Um terceiro motivo praticamente obriga as montadoras a investirem em sistemas eletrônicos que melhorem a eficiência energética: a lei. O salto maior em tecnologia veio com o programa Inovar-Auto, durante o governo Dilma Rousseff, que levou a motores com menos cilindros e com cilindrada menor, porém mais potentes e mais econômicos.
Assim, carros com motor 1.0 turbo passaram a competir em desempenho com modelos que antes usavam motores 1.8 ou 2.0. As tecnologias dos novos motores, entretanto, também encareceram os automóveis.
Assim como aconteceu com o Inovar-Auto, o atual programa Rota 2030 prevê multas para os fabricantes que não atingirem metas de eficiência energética. Por isso, a onda atual das montadoras é aposentar motores aspirados - especialmente 1.6, 1.8 e 2.0 - e substituí-los por veículos híbridos elétricos, que podem rodar na cidade com propulsão elétrica e na estrada com o motor a combustão interna.
Totalmente focada em acompanhar o ritmo de desenvolvimento das novas tecnologias de despoluição, as montadoras tiveram que optar por um caminho.
Se não bastasse esse movimento mundial, a situação econômica no Brasil se deteriorou a ponto de a classe média não mais poder sonhar em comprar um carro - ainda que seja “popular”. Por isso, os poucos modelos que resistem na faixa de R$ 60 mil a R$ 80 mil contam com boa conectividade, trazendo no mínimo um rádio com Bluetooth.
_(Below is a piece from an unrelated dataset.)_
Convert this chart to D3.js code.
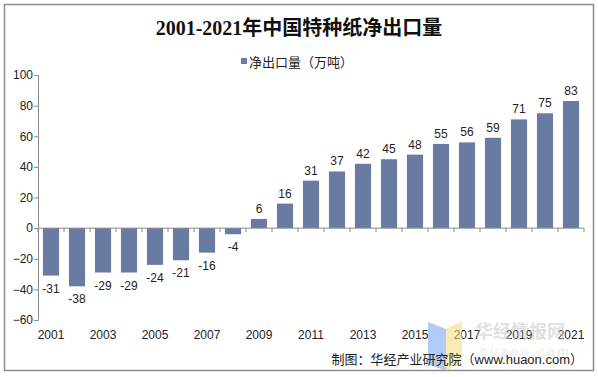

Segundo a Anfavea, a crise na entrega de semicondutores vai durar no mínimo até o fim de 2022. Porém, mesmo sem essa crise, o conceito de carro popular já estava descartado pela indústria nacional.
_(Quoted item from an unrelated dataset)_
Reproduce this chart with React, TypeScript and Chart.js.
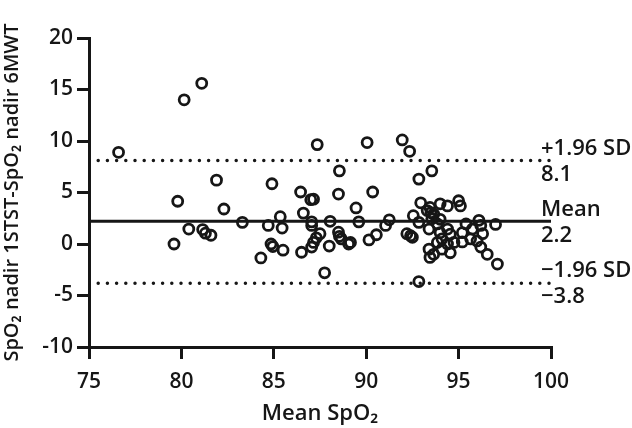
import { useEffect, useRef } from "react";
import { Chart, registerables } from "chart.js";

Chart.register(...registerables);

// Mean SpO2 (x) and difference 1STST - 6MWT nadir (y)
const meanSpO2 = [
  76.6, 80.15, 81.1, 81.9, 84.9, 86.45, 79.8, 82.3, 80.4, 81.15, 81.3, 81.6, 79.6, 83.3, 84.7, 85.35,
  85.45, 84.85, 84.95, 85.5, 84.3, 86.6, 86.5,
  87.35, 90.05, 91.95, 92.35, 88.55, 92.85, 93.55, 87.0, 87.15, 88.5, 90.35, 89.45, 87.05, 87.05,
  88.05, 89.6, 91.25, 91.05, 92.55, 87.5, 87.3, 87.15, 87.05, 88.5, 88.55, 88.65, 89.15, 89.05, 88.0,
  90.15, 90.55, 87.75, 92.85,
  92.95, 93.45, 93.3, 93.65, 93.5, 94.0, 94.4, 95.0, 95.1, 92.85, 92.2, 92.4, 92.5, 93.4, 93.85, 93.55,
  94.0, 94.0, 94.4, 94.55, 94.1, 93.85, 94.4, 94.75, 93.4, 93.65, 93.45, 94.1, 94.55, 95.2, 95.2, 95.4,
  95.75, 95.65, 96.1, 96.2, 96.3, 96.0, 96.2, 96.55, 97.0, 97.1,
];
const diffSpO2 = [
  8.9, 14.0, 15.6, 6.2, 5.85, 5.05, 4.15, 3.4, 1.45, 1.4, 1.05, 0.85, 0.0, 2.1, 1.8, 2.65,
  1.55, 0.0, -0.25, -0.6, -1.35, 3.0, -0.8,
  9.65, 9.85, 10.1, 9.0, 7.1, 6.3, 7.1, 4.3, 4.35, 4.85, 5.05, 3.5, 2.15, 1.8,
  2.2, 2.15, 2.35, 1.8, 2.75, 1.0, 0.6, 0.15, -0.3, 1.15, 0.75, 0.5, 0.15, 0.0, -0.2,
  0.4, 0.9, -2.8, -3.65,
  4.0, 3.55, 3.25, 2.9, 3.05, 3.9, 3.7, 4.2, 3.7, 2.1, 1.0, 0.8, 0.65, 1.45, 1.95, 2.45,
  2.4, 1.1, 1.45, 0.95, 0.5, 0.15, 0.0, 0.15, -0.5, -1.0, -1.3, -0.5, -0.85, 1.1, 0.2, 1.95,
  1.45, 0.5, 2.3, 1.8, 1.0, 0.3, -0.3, -1.0, 1.9, -1.95,
];

const meanDiff = 2.2;
const upperLoA = 8.1;
const lowerLoA = -3.8;

const lineValues = [upperLoA, meanDiff, lowerLoA];
const lineNames = ["+1.96 SD", "Mean", "\u22121.96 SD"];
const lineValueTexts = ["8.1", "2.2", "\u22123.8"];

const xMin = 75;
const xMax = 100;
const yMin = -10;
const yMax = 20;
const tickStep = 5;

const xTitle = "Mean SpO\u2082";
const yTitle = "SpO\u2082 nadir 1STST-SpO\u2082 nadir 6MWT";

const FONT = '"Open Sans", "DejaVu Sans", sans-serif';
const INK = "#161616";

const lineLabelPlugin = {
  id: "lineLabels",
  afterDatasetsDraw(chart: any) {
    const { ctx, chartArea, scales } = chart;
    ctx.save();
    ctx.fillStyle = INK;
    ctx.font = `600 22px ${FONT}`;
    ctx.textAlign = "left";
    ctx.textBaseline = "middle";
    const x = chartArea.right - 10;
    lineValues.forEach((v, i) => {
      const y = scales.y.getPixelForValue(v);
      ctx.fillText(lineNames[i], x, y - 12);
      ctx.fillText(lineValueTexts[i], x, y + 14);
    });
    ctx.restore();
  },
};

export default function App() {
  const canvasRef = useRef<HTMLCanvasElement | null>(null);

  useEffect(() => {
    const canvas = canvasRef.current;
    if (!canvas) return;
    const points = meanSpO2.map((x, i) => ({ x, y: diffSpO2[i] }));
    const hLine = (v: number) => [
      { x: xMin, y: v },
      { x: xMax, y: v },
    ];
    const chart = new Chart(canvas, {
      type: "scatter",
      data: {
        datasets: [
          {
            label: "Mean",
            data: hLine(meanDiff),
            showLine: true,
            borderColor: INK,
            borderWidth: 3,
            pointRadius: 0,
            order: 2,
          } as any,
          {
            label: "+1.96 SD",
            data: hLine(upperLoA),
            showLine: true,
            borderColor: INK,
            borderWidth: 3.5,
            borderDash: [0, 9.2],
            borderCapStyle: "round",
            pointRadius: 0,
            order: 2,
          } as any,
          {
            label: "-1.96 SD",
            data: hLine(lowerLoA),
            showLine: true,
            borderColor: INK,
            borderWidth: 3.5,
            borderDash: [0, 9.2],
            borderCapStyle: "round",
            pointRadius: 0,
            order: 2,
          } as any,
          {
            label: "Differences",
            data: points,
            pointRadius: 5,
            pointBorderWidth: 2.8,
            pointBorderColor: INK,
            pointBackgroundColor: "rgba(255,255,255,0)",
            order: 1,
          },
        ],
      },
      options: {
        animation: false,
        responsive: false,
        devicePixelRatio: 1,
        layout: { padding: { top: 38, right: 81, left: 0, bottom: 0 } },
        plugins: { legend: { display: false }, tooltip: { enabled: false } },
        scales: {
          x: {
            type: "linear",
            min: xMin,
            max: xMax,
            afterFit: (s: any) => {
              s.height = 81;
            },
            ticks: {
              stepSize: tickStep,
              color: INK,
              padding: 10,
              font: { family: FONT, size: 21, weight: "600" },
            },
            grid: {
              drawOnChartArea: false,
              drawTicks: true,
              tickLength: 12,
              lineWidth: 3,
              color: INK,
            },
            border: { display: true, width: 3, color: INK },
            title: {
              display: true,
              text: xTitle,
              color: INK,
              padding: { top: 0, bottom: 1 },
              font: { family: FONT, size: 22, weight: "600" },
            },
          },
          y: {
            type: "linear",
            min: yMin,
            max: yMax,
            afterFit: (s: any) => {
              s.width = 89;
            },
            ticks: {
              stepSize: tickStep,
              color: INK,
              padding: 4,
              font: { family: FONT, size: 21, weight: "600" },
            },
            grid: {
              drawOnChartArea: false,
              drawTicks: true,
              tickLength: 12,
              lineWidth: 3,
              color: INK,
            },
            border: { display: true, width: 3, color: INK },
            title: {
              display: true,
              text: yTitle,
              color: INK,
              padding: { top: 0, bottom: 0 },
              font: { family: FONT, size: 20, weight: "600" },
            },
          },
        },
      } as any,
      plugins: [lineLabelPlugin],
    });
    return () => chart.destroy();
  }, []);

  return (
    <div style={{ position: "fixed", left: 0, top: 0, width: 632, height: 428, background: "#fff" }}>
      <canvas ref={canvasRef} width={632} height={428} style={{ display: "block" }} />
    </div>
  );
}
Ele foi criado no governo Itamar Franco (1992-1995), como forma de incentivar a venda de carros de entrada com motor 1.0, como o Fiat Uno Mille, o Chevrolet Chevette, o Ford Escort, o Volkswagen Gol e até o VW Fusca (que voltou a ser fabricado, embora contasse com motor 1.6). Na época, esses carros custavam o equivalente a US$ 7 mil.
Com o tempo, a própria disputa de mercado melhorou a potência e o consumo dos motores 1.0. Hoje, a cilindrada do motor não é mais importante, pois, como dissemos, motores 1.0 turbo são mais potentes e mais econômicos do que os antigos 1.6, 1.8 e até 2.0. O mundo mudou e não tem volta.
A indústria automobilística não quer dar marcha à ré porque, com o tempo, a disputa insana pelo consumidor de carros populares resultou em altos volumes e baixas margens. O paradigma do século 21 é outro: baixos volumes e altas margens.